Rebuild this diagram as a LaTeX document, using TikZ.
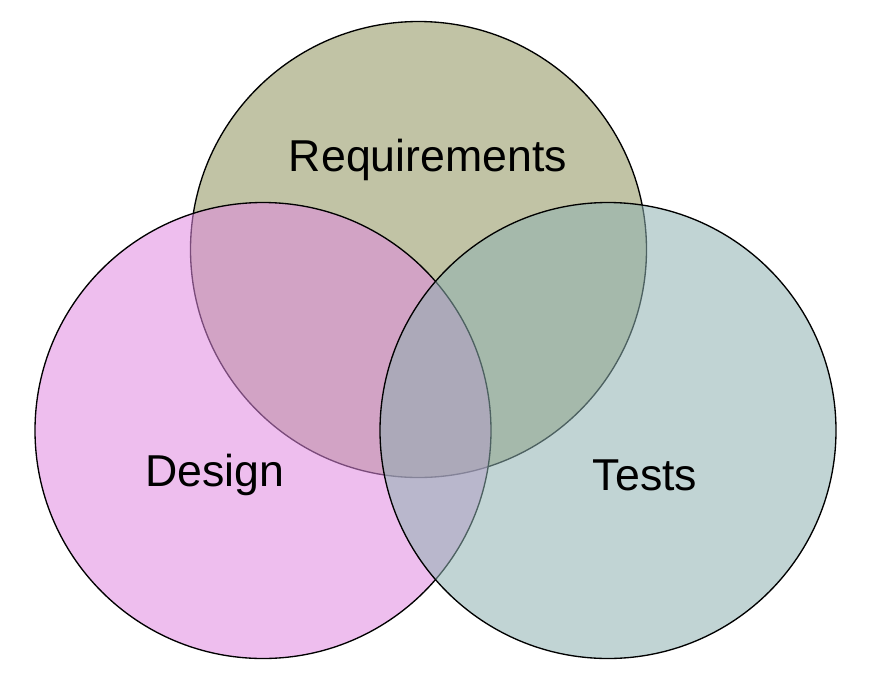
\documentclass[tikz,border=0pt]{standalone}
\usepackage{fontspec}
\setmainfont{Liberation Sans}
\usetikzlibrary{positioning}

\begin{document}
\begin{tikzpicture}[x=0.75pt,y=-0.75pt,line width=1pt]
  \tikzstyle{setcircle}=[circle,draw=black,minimum size=342pt,inner sep=0pt,fill opacity=0.55]
  \tikzstyle{setlabel}=[font=\fontsize{33.5}{40}\selectfont,text=black]

  \useasboundingbox (0,0) rectangle (882,683);

  \node[setcircle,fill={rgb,255:red,142;green,146;blue,91}]  (req) at (418.5,249.5) {};
  \node[setcircle,fill={rgb,255:red,224;green,137;blue,224}] (des) at (263,430.5)   {};
  \node[setcircle,fill={rgb,255:red,142;green,177;blue,177}] (tst) at (608,430.5)   {};

  \node[setlabel] (reqlabel) at (428,160) {Requirements};
  \node[setlabel] (deslabel) at (215,475) {Design};
  \node[setlabel] (tstlabel) at (645,475) {Tests};
\end{tikzpicture}
\end{document}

_WRITTEN INSTRUCTION_
Leave out the pictures and retype every line above exactly.

_OUTPUT BELOW_
Rebuild this diagram as a LaTeX document, using TikZ.
\documentclass[tikz,border=0pt]{standalone}
\usepackage{fontspec}
\setmainfont{Liberation Sans}
\usetikzlibrary{positioning}

\begin{document}
\begin{tikzpicture}[x=0.75pt,y=-0.75pt,line width=1pt]
  \tikzstyle{setcircle}=[circle,draw=black,minimum size=342pt,inner sep=0pt,fill opacity=0.55]
  \tikzstyle{setlabel}=[font=\fontsize{33.5}{40}\selectfont,text=black]

  \useasboundingbox (0,0) rectangle (882,683);

  \node[setcircle,fill={rgb,255:red,142;green,146;blue,91}]  (req) at (418.5,249.5) {};
  \node[setcircle,fill={rgb,255:red,224;green,137;blue,224}] (des) at (263,430.5)   {};
  \node[setcircle,fill={rgb,255:red,142;green,177;blue,177}] (tst) at (608,430.5)   {};

  \node[setlabel] (reqlabel) at (428,160) {Requirements};
  \node[setlabel] (deslabel) at (215,475) {Design};
  \node[setlabel] (tstlabel) at (645,475) {Tests};
\end{tikzpicture}
\end{document}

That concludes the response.